Mój syn, świeży magister, nigdy nie opowiadał mi o takich świrach na UŚl. - stacjonarnych. Był odsiew na pewnych specyficznych "zajęciach" zarządzanych przez "specyficzne osobowości"... Taka "normalna" egzotyka... a nie groteska internetowa i walenie na odlew bez kontroli "rechtorów", a z aprobatą "Kierowników Biura Promocji uniwersytetu (sic!!!???)...
(Bronił się u Wodza Jacka, tego rewolucjonisty pro-pezetpeorowskiego, ale anty-wypaczeniowego... Synek jest pro-UPRowski. Wódz zatwierdził temat w maju, obrona w październiku).... przy Wodzu Szojer wymieka...
(*_*)
by tępić takie zachowania...
Pełna zgoda!
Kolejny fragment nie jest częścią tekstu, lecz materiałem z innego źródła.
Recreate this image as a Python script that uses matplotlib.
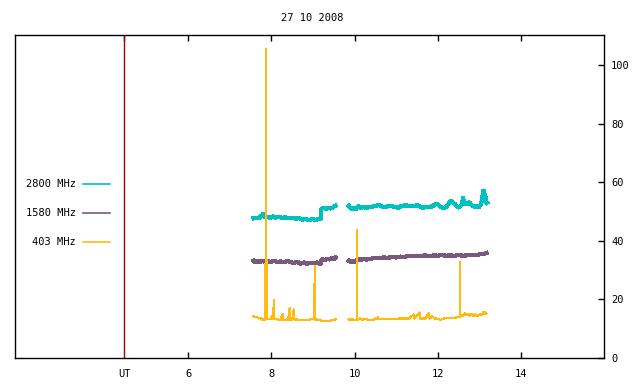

Lewica powinna walczyć z różnymi schematami opresji społecznej oraz systemem / mentalnością autorytarną.
[Naprawdę macie aż tak koszmarne doświadczenia ze swoich studiów? ]
ja mam bardzo dobre wspomnienia ze studiow, tylko pytanie, ktorych ?=:D, tych w Polsce, wole zapomniec, nie ma, nie bylo i nigdy nie bedzie:)
[Osoby lekceważące czy poniżające studentów należą do wyjątków.]
dla mnie lekcewazacy i ponizajacy jest caly system, a skoro doktorkowie chca pracowac w takim systemie szkolnictwa publicznego w Polsce (w formie blizszej kapitalistycznemu przedsiebiorstwu z III swiata), musza chyba myslec podobnie, BO JA NIE CHCIALBYM PRACOWAC w takim systemie... w ktorym chodzi tylko o dojenie z kasiorki studentow i uczelni itd., bo taki model polskiego systemu szkolnictwa jest lansowany...
Nie wierzę:)
taka to juz moda wsrod mlodych wyksztalciuchow, miejmy nadzieje, ze to tylko moda, bo spedzic cale zycie w matriksie na jawie nie wplywa korzystnie na rozwoj czlowieka z krwi i kosci, kazdy widzial na ekranie co sie dzieje po odlaczeniu w real life - dluga re-habilitacja... ;)
W najlepszej rodzinie się zdarza! (*_*)
Ale obserwując go, widzę, że wrażliwość ma prawdziwie lewicową. Tutaj dopilnowałam!
Korwin to pewnie taka fascynacja odmiennością jeszcze od czasów licealnych. Przez dwa lata (o zgrozo!) był nawet w Kolibrze! Ale są większe nieszczęścia.